How many more
Sunnyside black eyes?
Re: the Oct. 2 article “Sunnyside security coordinator is a felon.”
Once again, the superintendent of the Sunnyside School District, Manuel Isquierdo, has tried to put one over on the district: He has hired a relative who is a convicted drug felon to interact directly with students at Sunnyside High School.
He gets away with more than any school official I can recall (no pun intended).
Why does the school board not take action against him? If I were a parent with a student in the high school I would certainly petition the board to do something. Come on, Sunnyside!
Give Barber credit
for seeking a solution
Re: the Oct. 2. editorial “No reasoning with bully tea party Republicans”
Your criticism of Congressman Ron Barber’s vote was grossly misplaced. Barber took an unpopular and courageous stand outside his party’s partisan political strategy in an attempt to end an unnecessary, self-inflicted crisis, while also providing time to address the many problems already apparent in starting up the complex provisions of the Affordable Care Act.
Our gerrymandered districts, coupled with an ideologically deluded, red-blue electorate make partisan politics and stalemated government the norm. The times require politicians who will compromise to find solutions to the many problems facing our nation.
Those that hide behind their entrenched-interest approval ratings and campaign-funding sources while zealots within their party cause real pain to American citizens should be called out in Daily Star editorials, not courageous politicians in search of compromise like Rep. Barber.
F-35 is nothing
D-M, Tucson need
Re: the Sept. 22 column “Dear Sir: Here are our thoughts on D-M, F-35.”

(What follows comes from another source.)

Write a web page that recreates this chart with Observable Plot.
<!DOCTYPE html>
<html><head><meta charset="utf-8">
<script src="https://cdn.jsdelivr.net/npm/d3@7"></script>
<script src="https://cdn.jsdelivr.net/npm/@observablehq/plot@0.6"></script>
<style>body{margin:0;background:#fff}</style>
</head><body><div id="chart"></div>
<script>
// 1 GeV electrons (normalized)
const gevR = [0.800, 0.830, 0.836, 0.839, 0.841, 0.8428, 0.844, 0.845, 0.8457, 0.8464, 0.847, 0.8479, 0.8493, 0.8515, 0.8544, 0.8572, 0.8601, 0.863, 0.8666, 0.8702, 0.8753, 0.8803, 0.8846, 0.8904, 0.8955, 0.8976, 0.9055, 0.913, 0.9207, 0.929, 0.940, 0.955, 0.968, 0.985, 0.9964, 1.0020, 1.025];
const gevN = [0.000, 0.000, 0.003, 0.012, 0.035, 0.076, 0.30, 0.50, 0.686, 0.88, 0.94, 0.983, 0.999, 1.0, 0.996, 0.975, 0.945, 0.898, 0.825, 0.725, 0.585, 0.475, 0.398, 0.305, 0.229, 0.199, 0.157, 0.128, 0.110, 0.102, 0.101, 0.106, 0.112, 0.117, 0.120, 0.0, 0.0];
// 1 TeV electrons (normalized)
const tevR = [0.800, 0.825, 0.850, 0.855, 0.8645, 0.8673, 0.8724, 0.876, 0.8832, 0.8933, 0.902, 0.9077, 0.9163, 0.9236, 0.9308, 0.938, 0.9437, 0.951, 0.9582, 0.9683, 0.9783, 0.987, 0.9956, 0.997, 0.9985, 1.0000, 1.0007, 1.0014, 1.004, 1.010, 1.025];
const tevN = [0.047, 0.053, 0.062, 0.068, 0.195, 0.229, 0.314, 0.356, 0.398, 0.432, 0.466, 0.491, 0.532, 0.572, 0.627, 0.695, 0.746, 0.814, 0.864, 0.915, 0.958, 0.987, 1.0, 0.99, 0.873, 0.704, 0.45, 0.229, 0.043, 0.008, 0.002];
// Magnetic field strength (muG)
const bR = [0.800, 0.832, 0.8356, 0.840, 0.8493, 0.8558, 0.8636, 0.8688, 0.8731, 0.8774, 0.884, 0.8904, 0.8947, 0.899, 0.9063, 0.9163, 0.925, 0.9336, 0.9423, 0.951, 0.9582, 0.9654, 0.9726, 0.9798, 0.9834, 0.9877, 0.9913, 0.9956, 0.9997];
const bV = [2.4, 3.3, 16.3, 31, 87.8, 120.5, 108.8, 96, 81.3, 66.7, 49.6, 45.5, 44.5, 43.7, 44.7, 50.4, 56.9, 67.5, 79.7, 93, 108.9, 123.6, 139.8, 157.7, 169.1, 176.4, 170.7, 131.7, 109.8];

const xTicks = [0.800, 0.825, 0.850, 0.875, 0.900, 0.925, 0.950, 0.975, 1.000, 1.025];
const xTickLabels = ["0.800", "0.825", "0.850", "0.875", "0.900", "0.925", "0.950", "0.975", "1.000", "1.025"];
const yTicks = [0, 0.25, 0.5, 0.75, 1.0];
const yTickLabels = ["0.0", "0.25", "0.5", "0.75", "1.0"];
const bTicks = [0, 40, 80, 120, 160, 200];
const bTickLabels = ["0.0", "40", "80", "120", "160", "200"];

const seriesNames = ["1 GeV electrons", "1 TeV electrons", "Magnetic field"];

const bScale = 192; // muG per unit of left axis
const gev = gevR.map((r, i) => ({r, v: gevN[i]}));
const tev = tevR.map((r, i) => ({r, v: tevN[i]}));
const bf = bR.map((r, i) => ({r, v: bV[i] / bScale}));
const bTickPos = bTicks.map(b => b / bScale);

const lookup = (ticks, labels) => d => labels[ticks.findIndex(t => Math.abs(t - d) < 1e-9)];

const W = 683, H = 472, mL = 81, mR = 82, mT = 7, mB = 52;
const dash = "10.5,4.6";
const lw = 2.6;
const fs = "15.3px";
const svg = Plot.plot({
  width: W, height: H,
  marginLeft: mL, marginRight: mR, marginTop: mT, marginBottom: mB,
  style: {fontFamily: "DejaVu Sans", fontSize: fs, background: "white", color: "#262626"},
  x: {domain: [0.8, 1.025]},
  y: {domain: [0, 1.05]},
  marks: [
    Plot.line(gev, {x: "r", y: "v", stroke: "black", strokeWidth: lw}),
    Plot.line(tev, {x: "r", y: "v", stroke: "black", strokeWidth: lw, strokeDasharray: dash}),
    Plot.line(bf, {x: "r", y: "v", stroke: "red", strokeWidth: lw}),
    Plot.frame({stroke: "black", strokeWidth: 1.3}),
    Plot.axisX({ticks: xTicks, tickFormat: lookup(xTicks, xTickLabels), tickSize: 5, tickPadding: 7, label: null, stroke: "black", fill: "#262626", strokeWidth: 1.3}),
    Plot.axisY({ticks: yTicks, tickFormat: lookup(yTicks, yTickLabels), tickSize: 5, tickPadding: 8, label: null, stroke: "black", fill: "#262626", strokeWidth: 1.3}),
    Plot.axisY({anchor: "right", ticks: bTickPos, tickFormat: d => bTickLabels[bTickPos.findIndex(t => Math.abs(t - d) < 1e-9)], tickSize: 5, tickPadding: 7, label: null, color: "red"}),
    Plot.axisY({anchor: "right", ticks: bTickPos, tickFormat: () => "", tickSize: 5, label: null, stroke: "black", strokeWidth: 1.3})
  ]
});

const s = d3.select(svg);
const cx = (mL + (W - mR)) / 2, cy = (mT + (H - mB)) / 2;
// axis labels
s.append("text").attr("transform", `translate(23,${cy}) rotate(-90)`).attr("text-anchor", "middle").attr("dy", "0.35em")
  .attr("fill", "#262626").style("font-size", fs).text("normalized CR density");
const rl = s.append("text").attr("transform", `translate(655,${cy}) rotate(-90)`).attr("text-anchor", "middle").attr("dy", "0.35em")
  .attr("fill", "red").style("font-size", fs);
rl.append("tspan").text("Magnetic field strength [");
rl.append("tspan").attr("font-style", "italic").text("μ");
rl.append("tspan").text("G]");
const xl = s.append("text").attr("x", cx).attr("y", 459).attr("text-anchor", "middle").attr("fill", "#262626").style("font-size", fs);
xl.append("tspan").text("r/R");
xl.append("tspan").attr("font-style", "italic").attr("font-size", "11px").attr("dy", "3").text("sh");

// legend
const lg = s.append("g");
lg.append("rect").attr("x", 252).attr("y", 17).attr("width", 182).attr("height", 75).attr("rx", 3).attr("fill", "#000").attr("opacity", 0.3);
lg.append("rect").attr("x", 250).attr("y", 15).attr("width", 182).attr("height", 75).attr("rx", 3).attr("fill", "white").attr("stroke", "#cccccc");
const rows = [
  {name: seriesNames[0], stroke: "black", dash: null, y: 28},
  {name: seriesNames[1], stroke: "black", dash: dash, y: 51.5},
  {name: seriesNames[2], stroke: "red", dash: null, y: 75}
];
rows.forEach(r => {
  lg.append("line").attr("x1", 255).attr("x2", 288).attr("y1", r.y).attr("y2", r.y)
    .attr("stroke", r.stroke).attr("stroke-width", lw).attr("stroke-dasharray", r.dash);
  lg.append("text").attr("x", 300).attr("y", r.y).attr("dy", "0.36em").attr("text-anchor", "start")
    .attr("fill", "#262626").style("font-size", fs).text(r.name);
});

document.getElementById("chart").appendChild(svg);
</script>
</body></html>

Tim Steller’s column clarified for me some of the issues associated with the retirement of the amazing A-10. My nephew has worked with the A-10s. He has spoken reverently about how the ground troops are grateful for the dependability of this aircraft. They worry about the dependability of the F-35s.
The concern regarding overflights, noise and threats of crashes is important. I was in Tucson when a jet crashed here. The pilot did an amazing job of saving lives. Considering how many overflights there are, we are very lucky to have such well-trained pilots and service crews at our base.
The men and women who work and train at Davis-Monthan are important to our economy and society. I see them as friends and family who help make Tucson the wonderfully diversified and colorful community in which I am proud to live.
buried in the classifieds
Re: the Sept. 15 article “For black infants, a precarious start.”
I have been an avid supporter of the local newspaper for the more than 30 years I have lived in Tucson. I was embarrassed and outraged that someone at the Arizona Daily Star decided to run a very good, important article related to high-risk infants in the classified section.
How many people do you think bothered to open the almost useless section to read a very important story that could impact hundreds if not thousands of people’s lives?
I suggest this article be run again in a more prominent area of this newspaper.
Registered nurse, Tucson
Show injured player
a little respect
I was incredibly disappointed in the behavior of the Empire High School coach and football team at the Walden Grove game recently. When a Walden Grove player was seriously injured with five seconds left on the clock, Walden Grove took a knee, but Empire huddled to strategize in a stadium so silent I could hear every word the coach said from across the field.
Then, after a long delay, they played out the remaining five seconds, and Empire exuberantly cheered in the faces of kids whose teammate was just taken away in an ambulance.
What is wrong with our priorities when a game is more important than a kid who was badly hurt?
News transcriptionist, Sahuarita
Just tell the truth
The proposed Rosemont Mine project is nothing more or nothing less than a foreign-based venture-capital investment scheme, the purpose of which is to make money for investors and not to provide jobs for unemployed miners or solve a copper shortage in the United States.
Most of the ore would be shipped via Mexico to China for processing and then sold to international markets. Please be a bit more transparent to your reading public.